At the rally, organised by Hizb ut-Tahrir, an Islamist group, speakers said Muslims were being deliberately targeted by the government and the media, and denounced planned new anti-terror laws. Uthman Badar told the crowd that women and children had been terrorised by police during the raids.
“Muslims are as much concerned about security and peace as anyone else, but at the same time we are not fools,” Badar said, saying it was no coincidence that the raids occurred a few days before the Abbott government’s latest terrorism laws were to be introduced into parliament. “These are the same people who brought us children overboard and Iraq... They are creating fear and hysteria to justify the unjustifiable,” he said.
A teenage boy whose family home was raided said police wearing armour, helmets and balaclavas had smashed in their front door, ordered his mother to get out of bed and told her she could not put on a Muslim headscarf.
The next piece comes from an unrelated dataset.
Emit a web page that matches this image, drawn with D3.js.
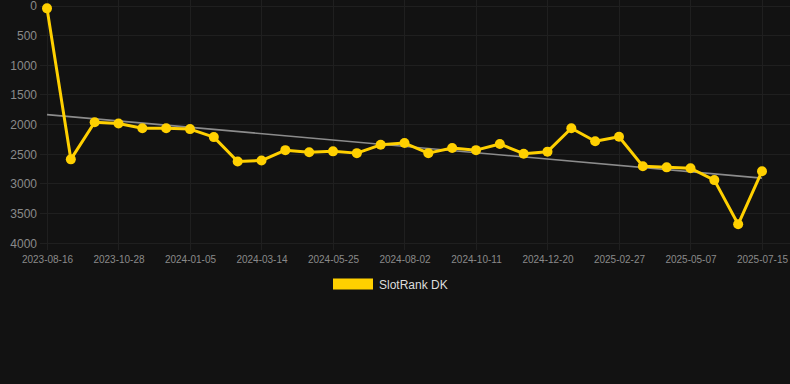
<!DOCTYPE html>
<html><head><meta charset="utf-8">
<script src="https://cdn.jsdelivr.net/npm/d3@7"></script>
<style>
html,body{margin:0;padding:0;background:#121212;}
svg{display:block;font-family:"Helvetica Neue",Arial,"Liberation Sans",sans-serif;}
</style></head>
<body><svg id="c" width="790" height="384"></svg>
<script>
const dates = ["2023-08-16","2023-09-08","2023-10-03","2023-10-28","2023-11-20","2023-12-13",
"2024-01-05","2024-01-28","2024-02-20","2024-03-14","2024-04-07","2024-05-01","2024-05-25",
"2024-06-17","2024-07-10","2024-08-02","2024-08-25","2024-09-18","2024-10-11","2024-11-03",
"2024-11-27","2024-12-20","2025-01-12","2025-02-04","2025-02-27","2025-03-22","2025-04-14",
"2025-05-07","2025-05-30","2025-06-22","2025-07-15"];
const ranks = [40,2585,1960,1980,2060,2060,2075,2210,2620,2605,2430,2465,2450,2480,2340,2310,
2480,2395,2430,2325,2490,2455,2060,2280,2205,2700,2720,2735,2935,3680,2785];
const tickLabels = ["2023-08-16","2023-10-28","2024-01-05","2024-03-14","2024-05-25","2024-08-02",
"2024-10-11","2024-12-20","2025-02-27","2025-05-07","2025-07-15"];
const yTicks = [0,500,1000,1500,2000,2500,3000,3500,4000];
const seriesName = "SlotRank DK";

const svg = d3.select("#c");
const x = d3.scalePoint().domain(dates).range([47,762]);
const y = d3.scaleLinear().domain([0,4000]).range([6,243.3]);
const gridColor = "#1f1f1f";

// horizontal grid
svg.append("g").selectAll("line").data(yTicks).join("line")
  .attr("x1",40).attr("x2",790).attr("y1",d=>y(d)).attr("y2",d=>y(d))
  .attr("stroke",gridColor).attr("stroke-width",1).attr("shape-rendering","crispEdges");
// vertical grid
svg.append("g").selectAll("line").data(tickLabels).join("line")
  .attr("x1",d=>x(d)).attr("x2",d=>x(d)).attr("y1",0).attr("y2",250)
  .attr("stroke",gridColor).attr("stroke-width",1).attr("shape-rendering","crispEdges");

// y axis labels
const yAxis = d3.axisLeft(y).tickValues(yTicks).tickFormat(d3.format("d")).tickSize(0).tickPadding(0);
const gy = svg.append("g").attr("transform","translate(37,0)").call(yAxis);
gy.select(".domain").remove();
gy.selectAll("text").attr("fill","#8a8a8a").style("font-size","12px");

// x axis labels
const xAxis = d3.axisBottom(x).tickValues(tickLabels).tickSize(0).tickPadding(0);
const gx = svg.append("g").attr("transform","translate(0,256)").call(xAxis);
gx.select(".domain").remove();
gx.selectAll("text").attr("fill","#8a8a8a").style("font-size","10px");

// trend line (least squares)
const n = ranks.length;
const idx = d3.range(n);
const mx = d3.mean(idx), my = d3.mean(ranks);
const slope = d3.sum(idx,i=>(i-mx)*(ranks[i]-my))/d3.sum(idx,i=>(i-mx)*(i-mx));
const icpt = my - slope*mx;
svg.append("line")
  .attr("x1",x(dates[0])).attr("y1",y(icpt))
  .attr("x2",x(dates[n-1])).attr("y2",y(icpt+slope*(n-1)))
  .attr("stroke","#8c8c8c").attr("stroke-width",1.6);

// series line
const line = d3.line().x((d,i)=>x(dates[i])).y(d=>y(d));
svg.append("path").datum(ranks).attr("d",line)
  .attr("fill","none").attr("stroke","#FFD000").attr("stroke-width",3).attr("stroke-linejoin","round");
svg.append("g").selectAll("circle").data(ranks).join("circle")
  .attr("cx",(d,i)=>x(dates[i])).attr("cy",d=>y(d)).attr("r",5).attr("fill","#FFD000");

// legend
const lg = svg.append("g");
lg.append("rect").attr("x",333).attr("y",278.5).attr("width",40).attr("height",11).attr("fill","#FFD000");
lg.append("text").attr("x",379).attr("y",288.5).attr("fill","#dddddd").style("font-size","12px").text(seriesName);
</script></body></html>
“I woke up to my mother screaming,” he said. “This pig, this man, tried to take the blanket off my mother when she was dressed like any woman would dress for her husband.” He said that police hit his mother and that he had been pushed around and handcuffed by police.
According to a Facebook posting by Maywand Osman, one of those initially detained, he raised his hands when confronted during one raid, but “four officers then jumped at me and one punched me in the face. They threw me to the ground and started hitting me in the head and pulling my hair.”
Rebecca Kay, another speaker, condemned anti-Islamic fear-mongering being whipped up by the government and media. She said racist elements had subjected her to verbal abuse and death threats, including beheading. She denounced the anti-terror laws and warned, “Once these laws are passed everyone’s civil liberties are up for grabs.”
After the rally one of the demonstrators, Abu Yusra, told the WSWS that the planned anti-terror laws were aimed at “silencing opposition to government intervention and aggression overseas—in Iraq and Afghanistan…
“The government can use these laws against any citizen. That’s why we say it’s not just Muslims. Every responsible citizen of Australia should be afraid of these laws. Their rights are being violated using these laws. Everyone should be concerned and everyone should raise their voices about this so that the government can’t say it’s just the Muslims who are speaking out.”
The corporate media response to last night’s protest was aimed at silencing any criticism or opposition to the police operations or the anti-terror laws. Editorials in the Murdoch-owned Sydney Daily Telegraph and the Australian hailed the police raids and branded the protesters as “extremists.”
The Daily Telegraph specifically targeted the Lakemba protest organisers, describing them as “fringe Islamic identities” and fanatics with “dangerous voices who deserve to be even further marginalised.”
The Australian declared that the “fatuous protest did the Muslim community no favours among the wider population,” in effect blaming the protesters for the anti-Muslim xenophobia that the media has helped whip up.